Two-dimensional materials with engineered composition and structure will provide designer materials beyond conventional semiconductors. However, the potentials of defect engineering remain largely untapped, because it hinges on a precise understanding of electronic structure and excitonic properties, which are yet not predictable by theory alone. Here, we introduce correlative, nanoscale photoemission spectroscopy to visualize how the local introduction of defects modifies electronic and excitonic properties of two-dimensional materials at the nanoscale.

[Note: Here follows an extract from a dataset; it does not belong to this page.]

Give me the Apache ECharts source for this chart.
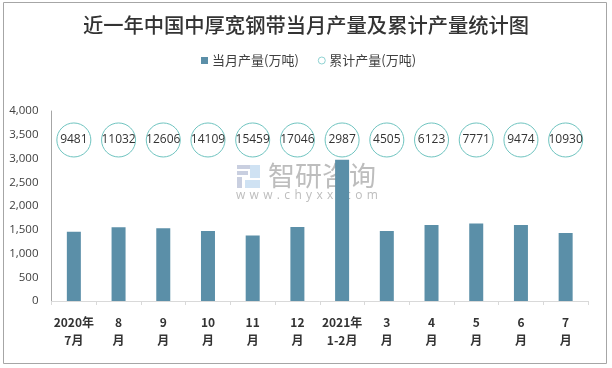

As a model system, we study chemical vapor deposition grown monolayer WS2, a prototypical, direct gap, two-dimensional semiconductor. By cross-correlating nanoscale angle resolved photoemission spectroscopy, core level spectroscopy and photoluminescence, we unravel how local variations in defect density influence electronic structure, lateral band alignment and excitonic phenomena in synthetic WS2 monolayers. Our results not only provide a unified picture of nanoscale heterogeneity, but they also open up the possibility to precisely understand and tailor lateral heterointerfaces in such two-dimensional materials.